Toronto's police force is vowing to better train its officers to treat people in crisis with compassion in a mental health strategy aimed at implementing the recommendations of a former Supreme Court justice.

The Toronto Police Service launched its Mental Health and Addictions Strategy on Monday, five years after former Supreme Court justice Frank Iacobucci penned a 346-page report on police use of force. The report was ordered after an officer shot and killed Sammy Yatim on an empty streetcar in July 2013.

"The service is committed to incorporating best practices and learning from our past," Chief Mark Saunders said at a news conference. "Although work began on the strategy more than three years ago, our approach will continue to evolve."

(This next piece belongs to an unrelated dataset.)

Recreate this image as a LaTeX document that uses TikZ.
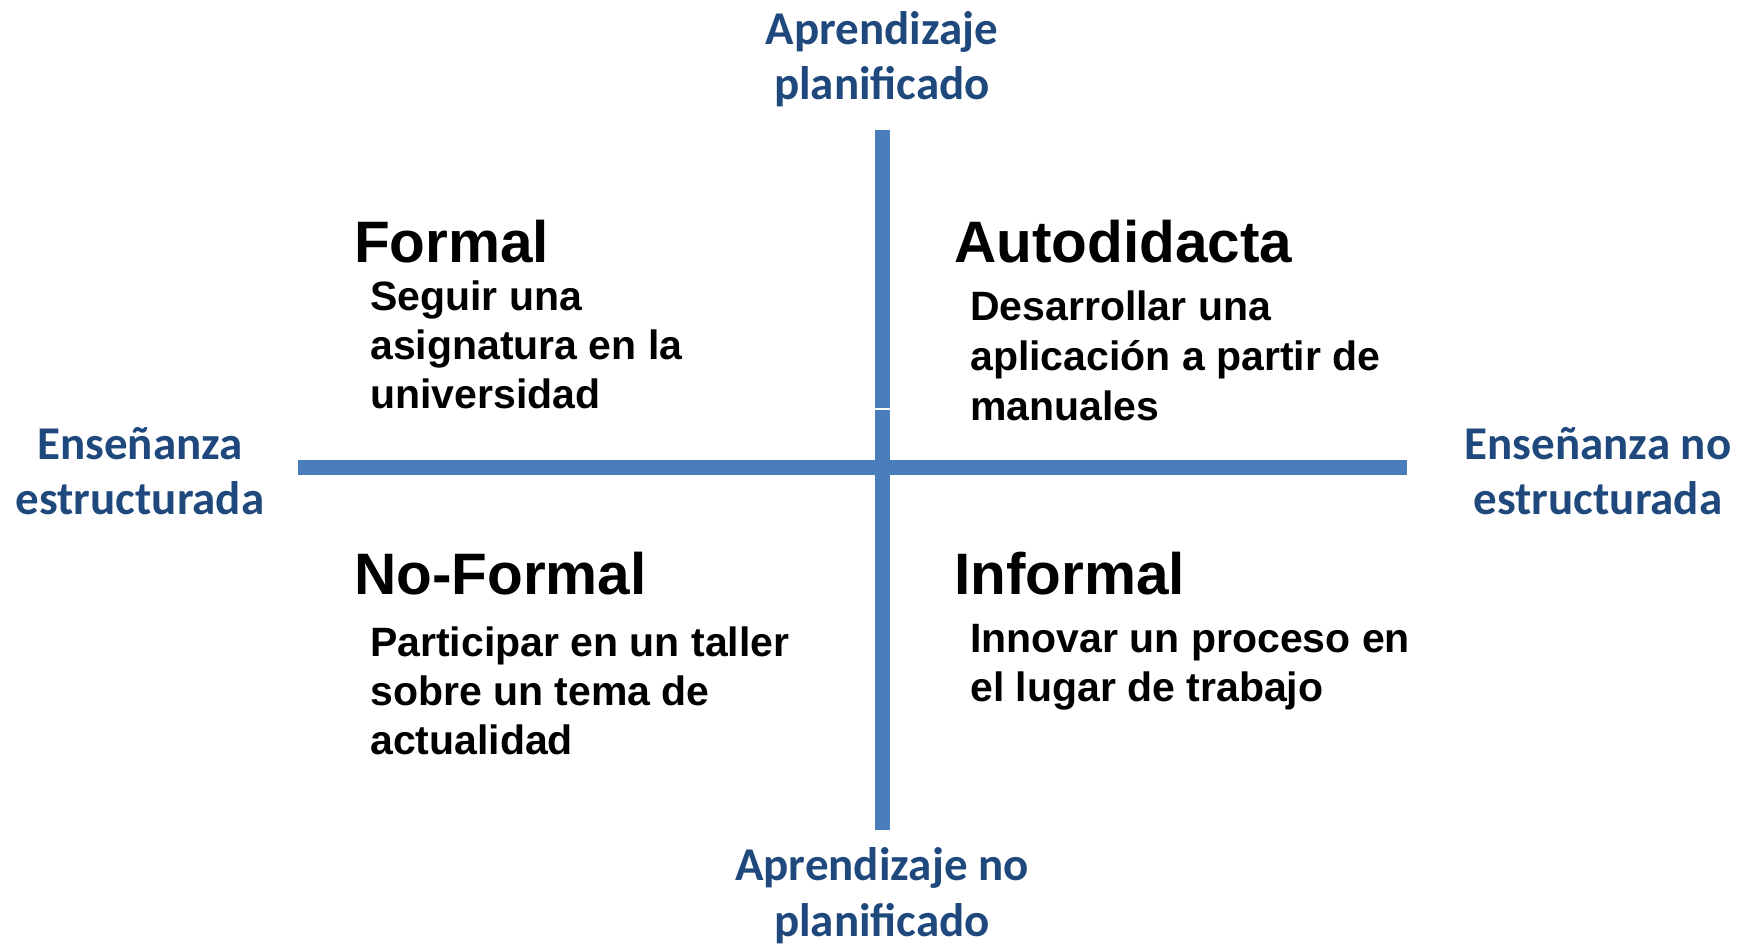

The police service has said it implemented nearly all of Iacobucci's recommendations in the year after his report was released in 2014. But community members urged leadership to develop a strategy on mental health to solidify the commitment, spokesman Kevin Masterman said in an email Monday.

The service said officer training will focus on de-escalation techniques, bias-free policing, risk assessment, and mental health and addictions awareness.

It will also teach harm-reduction principles, which aim to mitigate the negative effects of drug use without requiring abstinence.

The strategy also commits to updating training materials with ongoing input from people who have experienced mental health and addiction issues.

It also says police will also "produce an annual analytical assessment of individuals who have been apprehended multiple times under the Mental Health Act" to find ways the force can improve.

"How our police officers respond to mental health and addictions issues is one of the most important priorities for our organization and our city," said Uppala Chandrasekera, acting chair of the Toronto Police Services Board.

The strategy also addresses the mental health of police officers themselves, who Chandrasekera said "are faced with the most difficult, intense and challenging situations on a daily basis."

"It is critical we not only continue to put into place the most relevant programming and initiatives to effectively support workplace mental health, but also that we continue to encourage the cultural shifts necessary to remove stigma and inspire dialogue."

The strategy commits to providing support to members who may face mental health or addiction issues, promising such action "will ultimately improve our service delivery to the community."

"Today is a very good day. It's a hopeful day," Chandrasekera said at the news conference Monday.